Well aware of coffee’s crucial economic role and how foreign competition might undermine it, the Ethiopian government has sought to protect its industry with regulations — though these are now gradually relaxing. Foreign companies may now conduct commercial coffee farming in the country, as well as produce roasted and ground coffee for local and export markets. They can’t open cafes yet, although many in the industry expect that to change.
Ethiopia is applying for World Trade Organization status, with negotiations focused on opening up market access to the country’s restricted sectors such as the service industry.
“Some of the big coffee chains would be interested, as Ethiopia is a market that really appreciates coffee and consumes a lot per capita,” Watts said.
That worries some locals, but anyone hoping to set up a Western coffee shop brand in the country might face an uphill task. In a country with a strong tradition of roasting coffee at home, a deep cultural preference is for coffee not dispensed by machinery.
As a result, many Ethiopians eschew brands and cafes, opting instead for the women with flasks of coffee or for one of the ubiquitous jeubeuna bunna stands across the city, thereby supporting an entire strata of low-income coffee entrepreneurs.
“Before, I sold secondhand clothes on the street, but the police kept stopping me, so I changed jobs,” said Liya, who for the past two years has carried her canisters of coffee in search of customers. She makes about 40 birr ($2) in profit on a good day and is content with how the business is going.
Endale, however, said that after a year and a half, she is tired of all the walking under the hot sun and the low income and wants to work at a jeubeuna bunna.
“Everyone strives for a better life. It is only natural, why else am I working?” she said, though so far she can’t save enough to afford the rent charged by bars and restaurants to operate on their premises.
In September 19-year-old Fekerte Demele started a jeubeuna bunna in a small bar, where she roasts coffee beans over red hot coals before grinding them and pouring the powder into a small black clay pot filled with water to then be placed on the coals.
“If the business can grow, I want to rent a room on my own and to buy furniture for it,” she said.
She previously worked as a waitress in a nearby bar, where she earned about 2,500 birr ($125) a month with tips.
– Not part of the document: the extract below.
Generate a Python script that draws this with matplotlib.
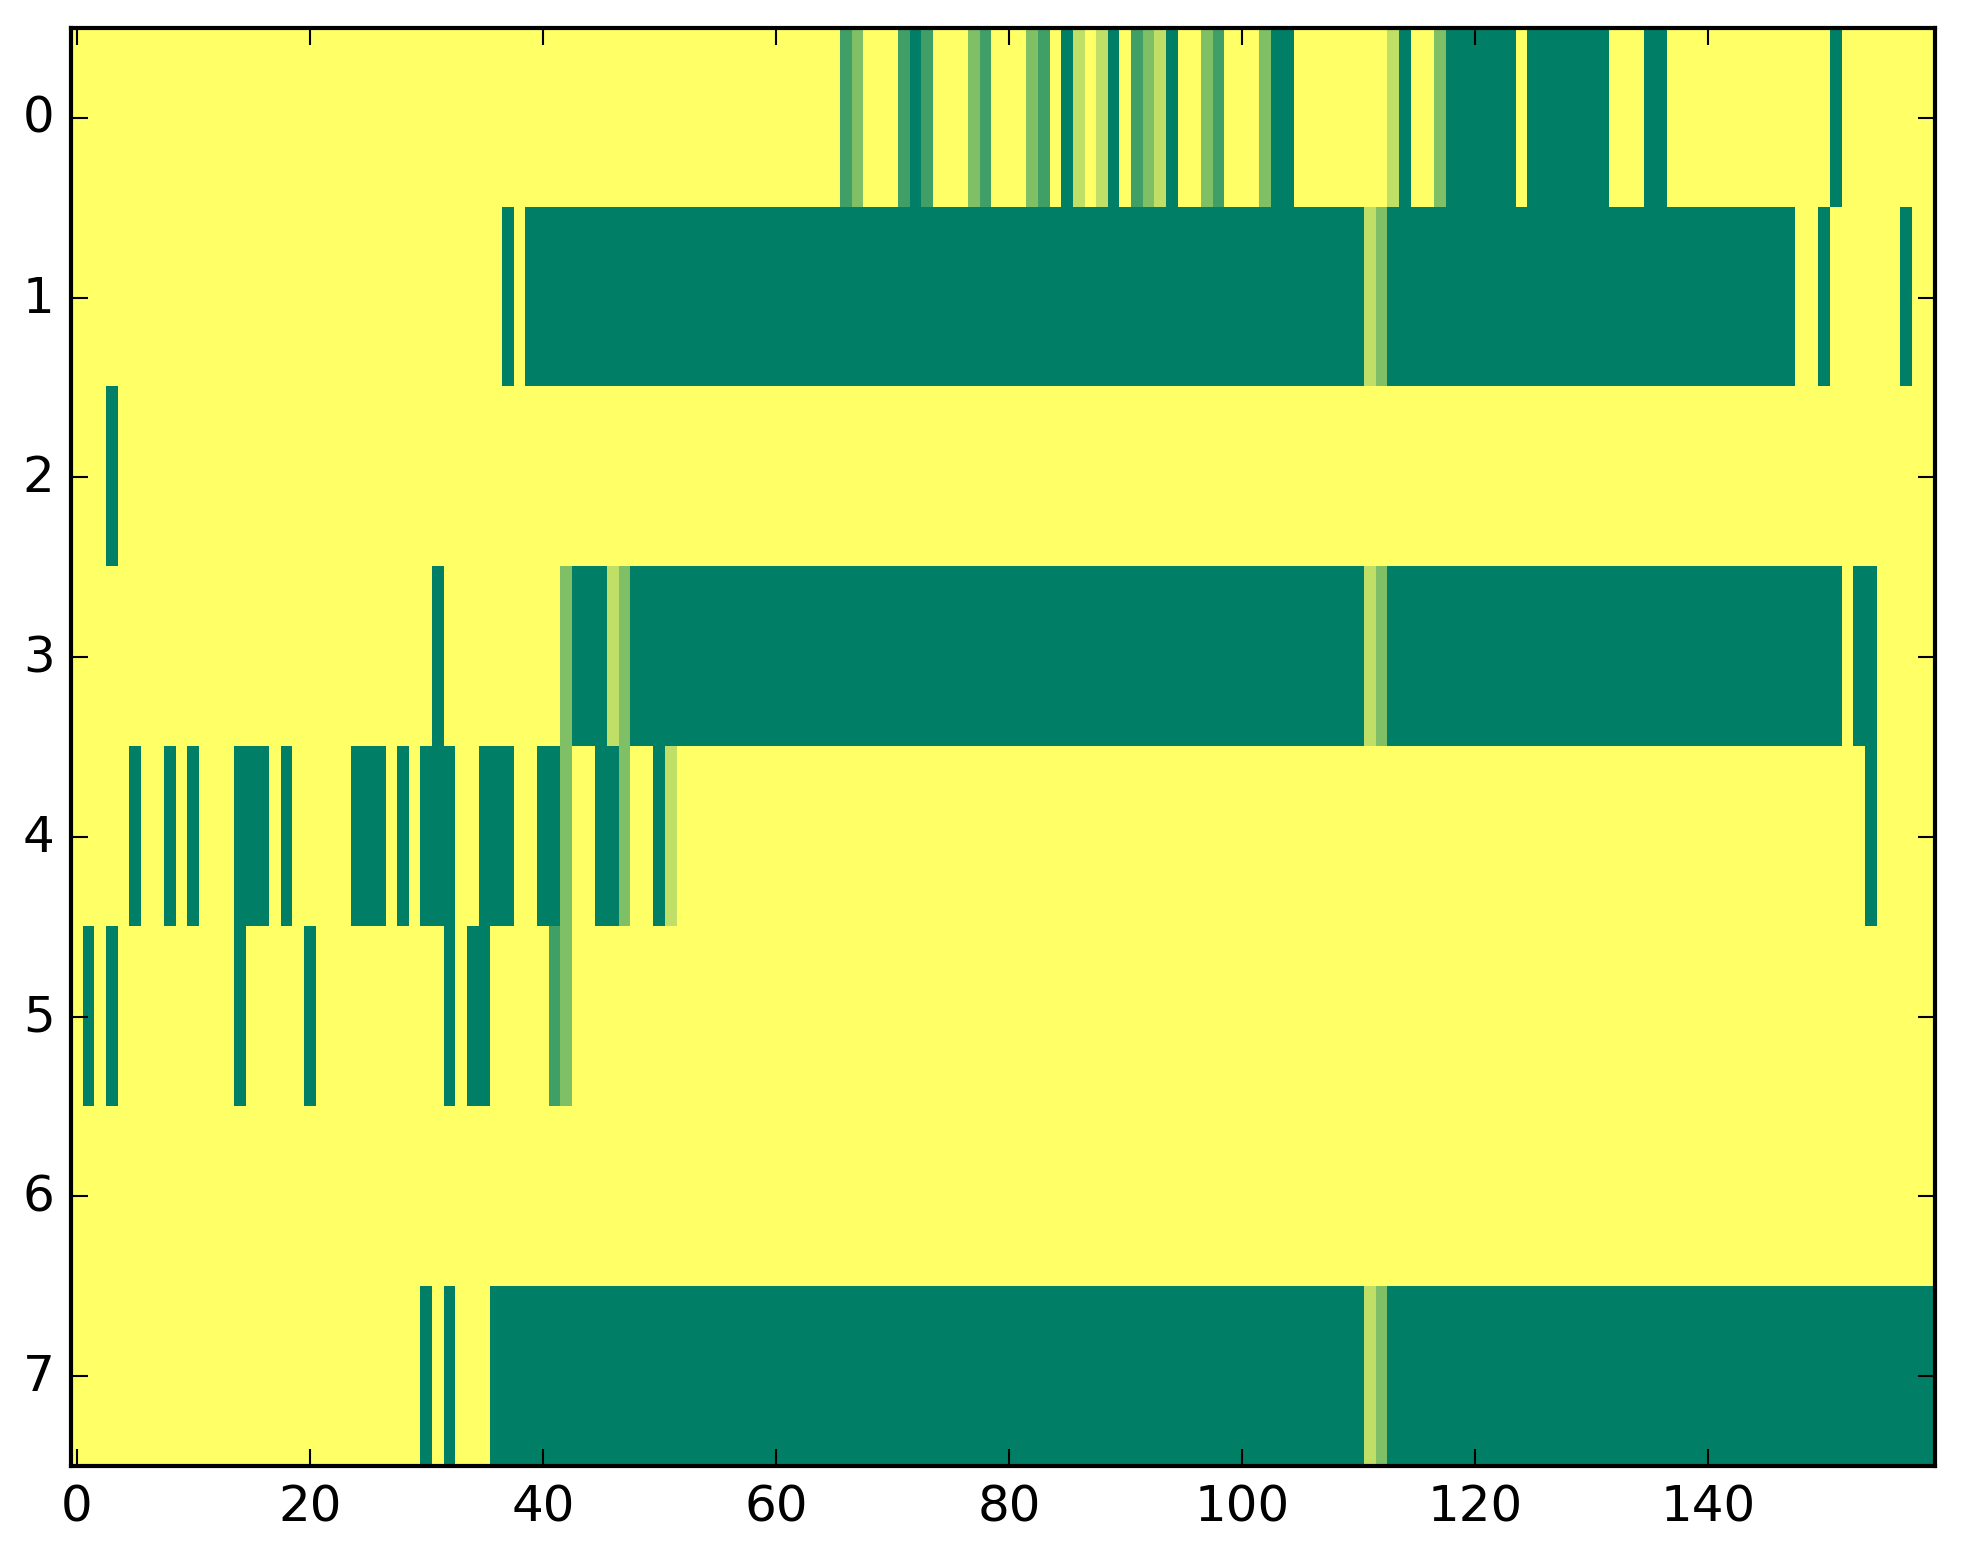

She doesn’t expect to earn much more from her coffee business initially, but the shorter work hours are more amenable, she explained.
Another benefit is an enthusiastic customer base.
“I never go to cafes,” said 36-year-old Fitsum Berhe, one of Ethiopia’s returning diaspora, who spent years in Ireland. “It’s not about saving money. It’s about quality.” He added that he likes seeing beans roasted and knowing he’s drinking the real deal.
Despite being staunchly proud of their coffee heritage, Ethiopians are not impervious to a touch of Western-style hipness. A popular and continually expanding cafe chain in Addis is Kaldi’s Coffee, where customers order short and tall coffees, its green and white logo inspired by Starbucks.
Though such is coffee’s popularity in this coffee-mad country, the birthplace of arabica coffee, that it appears there’s plenty of room for expansion, be it locally or foreign driven.
“Ethiopians love coffee, and anytime a new cafe opens, it’s packed,” said Adam Overton, a coffee entrepreneur based in Los Angeles and Addis with a coffee farm in southwestern Ethiopia. “You could probably have three cafes on every street corner and they’d all be full.”
And extra cafes won’t necessarily undercut traditional businesses.
“We plan to start having jeubeuna bunna at our cafes,” said Tsegaye Fanta of Alem Bunna, another of Addis’ coffee companies. “People grew up with it. Many prefer its taste.”
That would appear good news for the lady at the roadside pouring coffee for construction site workers and for the owner of a sparkling new cafe on Bole Road where the city’s bright young things like to hang out. Climbing the economic ladder of the coffee industry will remain an option.
“When I’m at the Addis office, we always order jeubeuna bunna from a lady on the street nearby,” Overton said. “She brings it in on a tray with incense burning. Only in Ethiopia can you get coffee like that.”